Il faut noter que la banque qui refuse l’ouverture de compte est tenue de remettre au demandeur une attestation écrite de refus d’ouverture de compte. Ce document devra mentionner la possibilité de s’adresser à la Banque de France. Il devra être conservé, car il sera nécessaire pour la suite des démarches.

Pour faire valoir son droit au compte, l’entrepreneur peut se rendre auprès du guichet de la banque de France et remettre les justificatifs suivants :

  • Un justificatif d’identité en cours de validité du représentant légal de la société ou de l’entrepreneur individuel.
  • Un justificatif de siège social en cours de validité.
  • L’attestation de refus d’ouverture de compte délivrée par la banque choisie.
  • Le formulaire de demande de droit au compte.

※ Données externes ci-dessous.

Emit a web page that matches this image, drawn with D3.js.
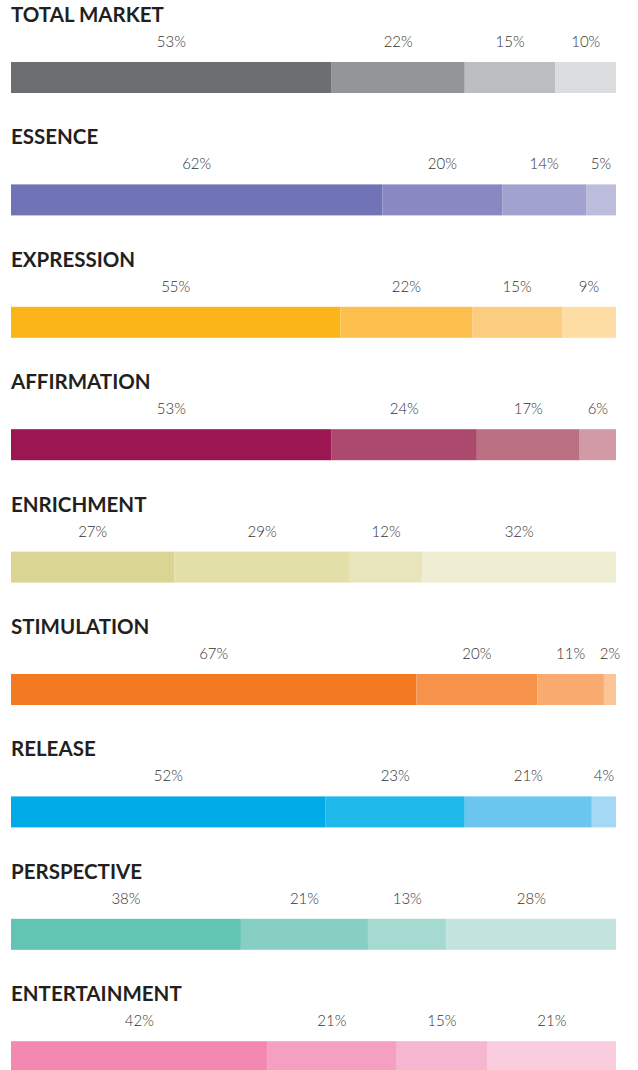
<!DOCTYPE html>
<html>
<head>
<meta charset="utf-8">
<script src="https://cdn.jsdelivr.net/npm/d3@7"></script>
<style>
  html, body { margin: 0; padding: 0; background: #ffffff; }
  svg { display: block; }
  .title { font-family: Lato, "Open Sans", sans-serif; font-weight: 700; font-size: 20.5px; fill: #231f20; }
  .pct { font-family: Lato, "Open Sans", sans-serif; font-weight: 300; font-size: 15px; fill: #333333; }
</style>
</head>
<body>
<svg id="chart" width="638" height="1070"></svg>
<script>
// Segment shares per category (percent), in stacking order
const categories = ["TOTAL MARKET", "ESSENCE", "EXPRESSION", "AFFIRMATION", "ENRICHMENT",
                    "STIMULATION", "RELEASE", "PERSPECTIVE", "ENTERTAINMENT"];
const totalMarket   = [53, 22, 15, 10];
const essence       = [62, 20, 14, 5];
const expression    = [55, 22, 15, 9];
const affirmation   = [53, 24, 17, 6];
const enrichment    = [27, 29, 12, 32];
const stimulation   = [67, 20, 11, 2];
const release       = [52, 23, 21, 4];
const perspective   = [38, 21, 13, 28];
const entertainment = [42, 21, 15, 21];

const palettes = [
  ["#6d6e72", "#949599", "#bcbdc0", "#dcdddf"],
  ["#7073b5", "#8988c2", "#a1a2cf", "#bcbddd"],
  ["#fbb519", "#fdbf4d", "#fdcd7f", "#fedda4"],
  ["#9c1652", "#ab4a6c", "#bb7084", "#d19aa6"],
  ["#dad592", "#e3dfa8", "#e8e5bd", "#efedd1"],
  ["#f47a21", "#f6924a", "#f8aa6f", "#fbc597"],
  ["#00abe7", "#1eb8ea", "#6ac5ef", "#a4d8f4"],
  ["#62c5b4", "#87cfc3", "#a5dad1", "#c3e4de"],
  ["#f389b0", "#f5a0c0", "#f7b6cf", "#f9cddd"]
];

const series = [totalMarket, essence, expression, affirmation, enrichment,
                stimulation, release, perspective, entertainment];

const svg = d3.select("#chart");
const barLeft = 11, barRight = 616, barHeight = 31;

// Vertical placement of each category block (top of its bar)
const rowY = d3.scaleLinear().domain([0, categories.length - 1]).range([62, 62 + 122.4 * 8]);

categories.forEach((name, i) => {
  const vals = series[i];
  const total = d3.sum(vals);
  const x = d3.scaleLinear().domain([0, total]).range([barLeft, barRight]);
  const starts = d3.cumsum([0].concat(vals)).slice(0, vals.length);
  const segs = vals.map((v, j) => ({ v, s: starts[j], c: palettes[i][j] }));
  const top = rowY(i);

  const g = svg.append("g");

  g.append("text")
    .attr("class", "title")
    .attr("x", barLeft)
    .attr("y", top - 40)
    .text(name);

  g.selectAll("rect")
    .data(segs)
    .join("rect")
    .attr("x", d => x(d.s))
    .attr("y", top)
    .attr("width", d => x(d.s + d.v) - x(d.s))
    .attr("height", barHeight)
    .attr("fill", d => d.c);

  g.selectAll("text.pct")
    .data(segs)
    .join("text")
    .attr("class", "pct")
    .attr("text-anchor", "middle")
    .attr("x", d => Math.min(x(d.s + d.v / 2), 614))
    .attr("y", top - 15)
    .text(d => d.v + "%");
});
</script>
</body>
</html>
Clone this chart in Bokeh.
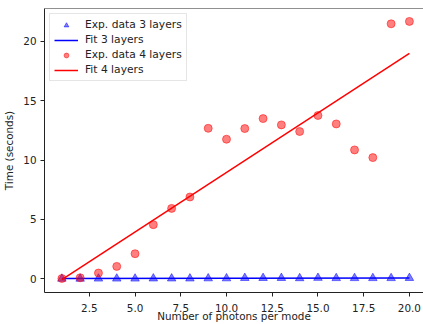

Il peut également envoyer son dossier par courrier à l’adresse de la Banque de France.

Un jour ouvré après la réception du dossier de demande de droit au compte, la banque de France désigne d’office une banque auprès de laquelle l’entrepreneur ouvrira un compte professionnel (article L312-1 du Code monétaire et financier). Celle-ci est dans l’obligation de procéder à l’ouverture de compte dans un délai de 3 jours après réception du courrier de la Banque de France et proposer des services bancaires de base gratuits.

La démarche de demande de droit au compte a été expressément accélérée dans un souci de ne pas paralyser l’activité économique.